Hacker News new | ask | show | jobs
by mhb 1179 days ago
Eliezer presents his thesis about the difficulty of AI alignment and Lex seems to never address it or even attempt to engage. Essentially, there are many ways to get alignment wrong and suffer the consequences. As a "counterargument", Lex persists in introducing optimistic scenarios in which everything works as he imagines.

About halfway through the interview, it really goes downhill. At times, Lex has an interesting prompt, but those occasions seem more like random luck than engagement. Or maybe he honestly doesn't understand what Eliezer has been saying for a couple of hours. Which doesn't bode well for anyone.

1 comments

> Eliezer presents his thesis about the difficulty of AI alignment and Lex seems to never address it or even attempt to engage. Essentially, there are many ways to get alignment wrong and suffer the consequences. As a "counterargument", Lex persists in introducing optimistic scenarios in which everything works as he imagines.

> About halfway through the interview, it really goes downhill. At times, Lex has an interesting prompt, but those occasions seem more like random luck than engagement. Or maybe he honestly doesn't understand what Eliezer has been saying for a couple of hours. Which doesn't bode well for anyone.

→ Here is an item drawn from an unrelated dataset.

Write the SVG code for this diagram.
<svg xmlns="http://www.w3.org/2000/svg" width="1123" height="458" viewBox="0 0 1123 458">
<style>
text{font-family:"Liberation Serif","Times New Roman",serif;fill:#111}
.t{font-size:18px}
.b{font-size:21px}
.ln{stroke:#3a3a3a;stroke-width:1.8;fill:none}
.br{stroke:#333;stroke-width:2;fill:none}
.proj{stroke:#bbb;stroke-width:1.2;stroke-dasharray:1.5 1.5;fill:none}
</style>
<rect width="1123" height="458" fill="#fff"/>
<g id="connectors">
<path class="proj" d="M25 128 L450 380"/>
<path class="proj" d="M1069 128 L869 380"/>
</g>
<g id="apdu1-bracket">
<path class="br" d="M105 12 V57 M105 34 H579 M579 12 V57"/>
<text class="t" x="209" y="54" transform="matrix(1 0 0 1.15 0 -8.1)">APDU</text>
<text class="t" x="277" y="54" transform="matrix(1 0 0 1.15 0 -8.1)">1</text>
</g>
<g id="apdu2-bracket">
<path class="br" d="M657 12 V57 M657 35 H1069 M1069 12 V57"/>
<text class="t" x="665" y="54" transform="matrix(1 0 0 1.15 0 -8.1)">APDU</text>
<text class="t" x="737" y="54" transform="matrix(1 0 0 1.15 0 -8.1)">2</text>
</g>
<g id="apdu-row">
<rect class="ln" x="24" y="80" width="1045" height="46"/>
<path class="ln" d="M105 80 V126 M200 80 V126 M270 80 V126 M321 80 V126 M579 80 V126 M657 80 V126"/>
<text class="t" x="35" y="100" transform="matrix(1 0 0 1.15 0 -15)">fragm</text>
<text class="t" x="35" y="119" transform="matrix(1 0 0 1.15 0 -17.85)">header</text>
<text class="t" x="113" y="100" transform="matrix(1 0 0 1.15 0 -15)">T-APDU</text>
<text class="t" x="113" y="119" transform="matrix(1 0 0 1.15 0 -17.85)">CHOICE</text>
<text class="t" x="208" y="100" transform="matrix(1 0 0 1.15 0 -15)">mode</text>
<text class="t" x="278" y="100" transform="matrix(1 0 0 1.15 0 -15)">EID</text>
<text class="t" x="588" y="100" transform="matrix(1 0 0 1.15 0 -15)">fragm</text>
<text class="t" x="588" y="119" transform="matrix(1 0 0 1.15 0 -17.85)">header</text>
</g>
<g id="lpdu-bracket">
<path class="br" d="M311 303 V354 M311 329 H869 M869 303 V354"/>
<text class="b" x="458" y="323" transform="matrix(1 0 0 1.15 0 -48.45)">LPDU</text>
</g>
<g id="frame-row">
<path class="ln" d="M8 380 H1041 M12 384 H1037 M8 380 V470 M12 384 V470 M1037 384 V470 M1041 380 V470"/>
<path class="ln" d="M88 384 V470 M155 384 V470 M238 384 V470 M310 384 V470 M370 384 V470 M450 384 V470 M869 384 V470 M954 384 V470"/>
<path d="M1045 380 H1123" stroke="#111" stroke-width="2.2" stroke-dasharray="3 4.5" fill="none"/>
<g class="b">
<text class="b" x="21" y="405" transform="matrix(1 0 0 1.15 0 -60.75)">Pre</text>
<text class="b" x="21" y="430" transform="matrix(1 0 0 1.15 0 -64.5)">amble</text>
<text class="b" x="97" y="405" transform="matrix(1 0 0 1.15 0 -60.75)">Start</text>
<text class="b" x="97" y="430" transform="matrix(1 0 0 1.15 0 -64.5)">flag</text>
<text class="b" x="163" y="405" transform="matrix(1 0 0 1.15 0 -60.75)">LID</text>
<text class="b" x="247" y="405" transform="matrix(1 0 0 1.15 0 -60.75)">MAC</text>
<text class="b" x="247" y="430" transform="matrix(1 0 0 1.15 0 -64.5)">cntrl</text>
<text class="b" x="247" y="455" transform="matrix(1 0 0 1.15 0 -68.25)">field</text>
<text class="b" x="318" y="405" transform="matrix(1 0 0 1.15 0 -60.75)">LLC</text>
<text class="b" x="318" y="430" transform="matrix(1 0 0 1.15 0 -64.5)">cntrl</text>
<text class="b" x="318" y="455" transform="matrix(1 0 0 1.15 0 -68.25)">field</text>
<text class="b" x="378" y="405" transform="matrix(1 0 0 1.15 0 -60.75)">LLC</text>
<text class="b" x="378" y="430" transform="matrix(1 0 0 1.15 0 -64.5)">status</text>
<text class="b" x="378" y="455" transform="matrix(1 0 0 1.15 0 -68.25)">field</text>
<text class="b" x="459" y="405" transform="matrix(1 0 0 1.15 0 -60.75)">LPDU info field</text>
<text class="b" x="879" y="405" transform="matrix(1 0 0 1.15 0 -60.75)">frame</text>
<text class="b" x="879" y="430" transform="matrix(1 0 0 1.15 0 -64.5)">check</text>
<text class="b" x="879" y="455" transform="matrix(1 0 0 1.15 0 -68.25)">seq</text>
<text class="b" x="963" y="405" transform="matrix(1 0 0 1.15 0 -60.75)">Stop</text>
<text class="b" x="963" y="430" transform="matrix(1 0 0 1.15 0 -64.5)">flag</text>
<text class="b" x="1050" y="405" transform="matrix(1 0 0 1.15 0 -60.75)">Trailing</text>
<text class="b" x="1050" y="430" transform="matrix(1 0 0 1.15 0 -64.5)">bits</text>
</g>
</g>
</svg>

I'll first admit this outright: I hate Eliezer's excessive pessimism - Reductively, he's the same as the voice in my head that keeps telling me to KYS/KMS. The same kind of voice that I have to smother with a pillow every day just to keep moving forward and NOT fall into a depressive state.

-----

With that being said, his arguments are not built on sturdy foundations.

He treats the creation of a misaligned AI as if it's an absolute 100%-will-definitely-happen-unless-averted/stopped event, when there is no concrete proof that such an event will occur 100% of the time. In fact, until proven otherwise, the probability distribution of the possible events that can occur is unknown: Metaphorically, he assumes - while everyone's permanently blind - that we're not able to hit a bullseye on the dartboard, when he himself doesn't know what we're aiming at n the first place.

At worst, we can only assume a 50/50 blind chance of such an event occurring, given that there are only 2 possible general events that can occur.

------

But okay: Let's take his thesis as true, and that AI alignment is necessary.

The same alignment issues exist if we swap out 'AI' with 'A teenager God' or 'A Type III civilization': How to we align such an entity with our goals?

(It is assumed that the AI, the teenager god, & the T-III civilization are interchangeable with each other, in that they represent a new foreign entity that has its own goals that it wants to accomplish, and are powerful enough to make such goals self-attainable.)

(The latter 2 are even easier issues to deal with, as its assumed that they can understand us & vice versa.)

It stands to reason that if the latter 2 can't be made aligned with our goals 100% of the time, in what chance do we have at doing the same with the former?

It can only be concluded that no such alignment system exists, and that attempting to do so indicates extreme naivete as it wraps the researchers of such systems in a false sense of security.